» **Supplied information**:
────
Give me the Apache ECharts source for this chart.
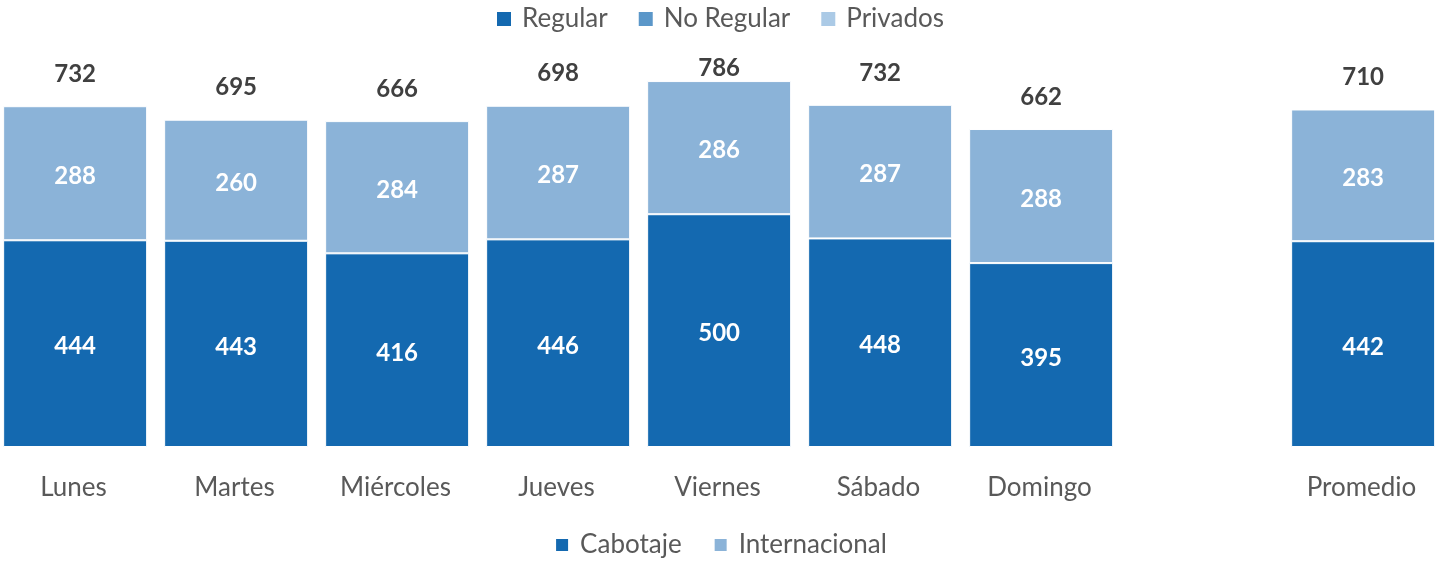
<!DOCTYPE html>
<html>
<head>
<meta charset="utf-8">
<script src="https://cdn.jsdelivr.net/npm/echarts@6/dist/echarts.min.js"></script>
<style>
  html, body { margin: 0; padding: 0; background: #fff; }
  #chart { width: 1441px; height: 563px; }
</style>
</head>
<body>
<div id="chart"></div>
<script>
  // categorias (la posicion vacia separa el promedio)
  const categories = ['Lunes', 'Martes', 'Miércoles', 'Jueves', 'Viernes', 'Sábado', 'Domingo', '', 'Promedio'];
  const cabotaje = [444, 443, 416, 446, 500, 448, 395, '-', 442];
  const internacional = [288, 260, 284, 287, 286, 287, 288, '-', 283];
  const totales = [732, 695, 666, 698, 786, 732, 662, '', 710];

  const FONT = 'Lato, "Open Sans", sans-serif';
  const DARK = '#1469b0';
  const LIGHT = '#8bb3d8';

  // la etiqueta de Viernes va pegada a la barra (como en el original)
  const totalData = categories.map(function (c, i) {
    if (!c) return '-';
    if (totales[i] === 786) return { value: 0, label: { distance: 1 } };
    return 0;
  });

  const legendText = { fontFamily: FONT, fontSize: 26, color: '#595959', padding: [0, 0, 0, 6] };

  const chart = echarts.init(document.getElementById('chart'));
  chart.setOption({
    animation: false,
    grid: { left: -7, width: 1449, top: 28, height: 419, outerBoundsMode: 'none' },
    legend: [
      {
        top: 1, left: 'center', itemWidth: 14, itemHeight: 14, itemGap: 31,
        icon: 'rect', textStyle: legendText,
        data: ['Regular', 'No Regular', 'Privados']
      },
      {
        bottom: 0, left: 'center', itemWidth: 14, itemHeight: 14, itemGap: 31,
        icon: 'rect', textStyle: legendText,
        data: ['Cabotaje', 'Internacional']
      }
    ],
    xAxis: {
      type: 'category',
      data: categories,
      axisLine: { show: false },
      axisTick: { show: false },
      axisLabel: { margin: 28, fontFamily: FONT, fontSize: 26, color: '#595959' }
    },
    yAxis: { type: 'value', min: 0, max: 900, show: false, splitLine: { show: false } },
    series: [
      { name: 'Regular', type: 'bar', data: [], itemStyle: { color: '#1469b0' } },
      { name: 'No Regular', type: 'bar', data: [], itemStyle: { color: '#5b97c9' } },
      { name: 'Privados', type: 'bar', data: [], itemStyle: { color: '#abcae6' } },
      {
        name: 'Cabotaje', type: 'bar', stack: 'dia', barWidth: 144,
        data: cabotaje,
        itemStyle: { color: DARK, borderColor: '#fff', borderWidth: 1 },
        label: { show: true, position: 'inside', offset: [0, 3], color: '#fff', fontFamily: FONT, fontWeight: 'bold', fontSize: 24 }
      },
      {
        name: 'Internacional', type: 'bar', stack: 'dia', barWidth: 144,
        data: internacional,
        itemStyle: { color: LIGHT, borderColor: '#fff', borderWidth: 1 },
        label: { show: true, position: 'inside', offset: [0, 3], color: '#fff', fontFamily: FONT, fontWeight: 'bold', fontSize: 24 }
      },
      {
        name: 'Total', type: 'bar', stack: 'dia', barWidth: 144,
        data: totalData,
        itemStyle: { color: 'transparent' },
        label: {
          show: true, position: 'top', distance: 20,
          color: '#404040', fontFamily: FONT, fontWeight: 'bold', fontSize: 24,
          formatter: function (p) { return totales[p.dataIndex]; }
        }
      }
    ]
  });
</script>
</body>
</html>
────
» **Problem requirements**: Return the listing above word for word, with the pictures removed.

» **Full solution**:
Give me the Apache ECharts source for this chart.
<!DOCTYPE html>
<html>
<head>
<meta charset="utf-8">
<script src="https://cdn.jsdelivr.net/npm/echarts@6/dist/echarts.min.js"></script>
<style>
  html, body { margin: 0; padding: 0; background: #fff; }
  #chart { width: 1441px; height: 563px; }
</style>
</head>
<body>
<div id="chart"></div>
<script>
  // categorias (la posicion vacia separa el promedio)
  const categories = ['Lunes', 'Martes', 'Miércoles', 'Jueves', 'Viernes', 'Sábado', 'Domingo', '', 'Promedio'];
  const cabotaje = [444, 443, 416, 446, 500, 448, 395, '-', 442];
  const internacional = [288, 260, 284, 287, 286, 287, 288, '-', 283];
  const totales = [732, 695, 666, 698, 786, 732, 662, '', 710];

  const FONT = 'Lato, "Open Sans", sans-serif';
  const DARK = '#1469b0';
  const LIGHT = '#8bb3d8';

  // la etiqueta de Viernes va pegada a la barra (como en el original)
  const totalData = categories.map(function (c, i) {
    if (!c) return '-';
    if (totales[i] === 786) return { value: 0, label: { distance: 1 } };
    return 0;
  });

  const legendText = { fontFamily: FONT, fontSize: 26, color: '#595959', padding: [0, 0, 0, 6] };

  const chart = echarts.init(document.getElementById('chart'));
  chart.setOption({
    animation: false,
    grid: { left: -7, width: 1449, top: 28, height: 419, outerBoundsMode: 'none' },
    legend: [
      {
        top: 1, left: 'center', itemWidth: 14, itemHeight: 14, itemGap: 31,
        icon: 'rect', textStyle: legendText,
        data: ['Regular', 'No Regular', 'Privados']
      },
      {
        bottom: 0, left: 'center', itemWidth: 14, itemHeight: 14, itemGap: 31,
        icon: 'rect', textStyle: legendText,
        data: ['Cabotaje', 'Internacional']
      }
    ],
    xAxis: {
      type: 'category',
      data: categories,
      axisLine: { show: false },
      axisTick: { show: false },
      axisLabel: { margin: 28, fontFamily: FONT, fontSize: 26, color: '#595959' }
    },
    yAxis: { type: 'value', min: 0, max: 900, show: false, splitLine: { show: false } },
    series: [
      { name: 'Regular', type: 'bar', data: [], itemStyle: { color: '#1469b0' } },
      { name: 'No Regular', type: 'bar', data: [], itemStyle: { color: '#5b97c9' } },
      { name: 'Privados', type: 'bar', data: [], itemStyle: { color: '#abcae6' } },
      {
        name: 'Cabotaje', type: 'bar', stack: 'dia', barWidth: 144,
        data: cabotaje,
        itemStyle: { color: DARK, borderColor: '#fff', borderWidth: 1 },
        label: { show: true, position: 'inside', offset: [0, 3], color: '#fff', fontFamily: FONT, fontWeight: 'bold', fontSize: 24 }
      },
      {
        name: 'Internacional', type: 'bar', stack: 'dia', barWidth: 144,
        data: internacional,
        itemStyle: { color: LIGHT, borderColor: '#fff', borderWidth: 1 },
        label: { show: true, position: 'inside', offset: [0, 3], color: '#fff', fontFamily: FONT, fontWeight: 'bold', fontSize: 24 }
      },
      {
        name: 'Total', type: 'bar', stack: 'dia', barWidth: 144,
        data: totalData,
        itemStyle: { color: 'transparent' },
        label: {
          show: true, position: 'top', distance: 20,
          color: '#404040', fontFamily: FONT, fontWeight: 'bold', fontSize: 24,
          formatter: function (p) { return totales[p.dataIndex]; }
        }
      }
    ]
  });
</script>
</body>
</html>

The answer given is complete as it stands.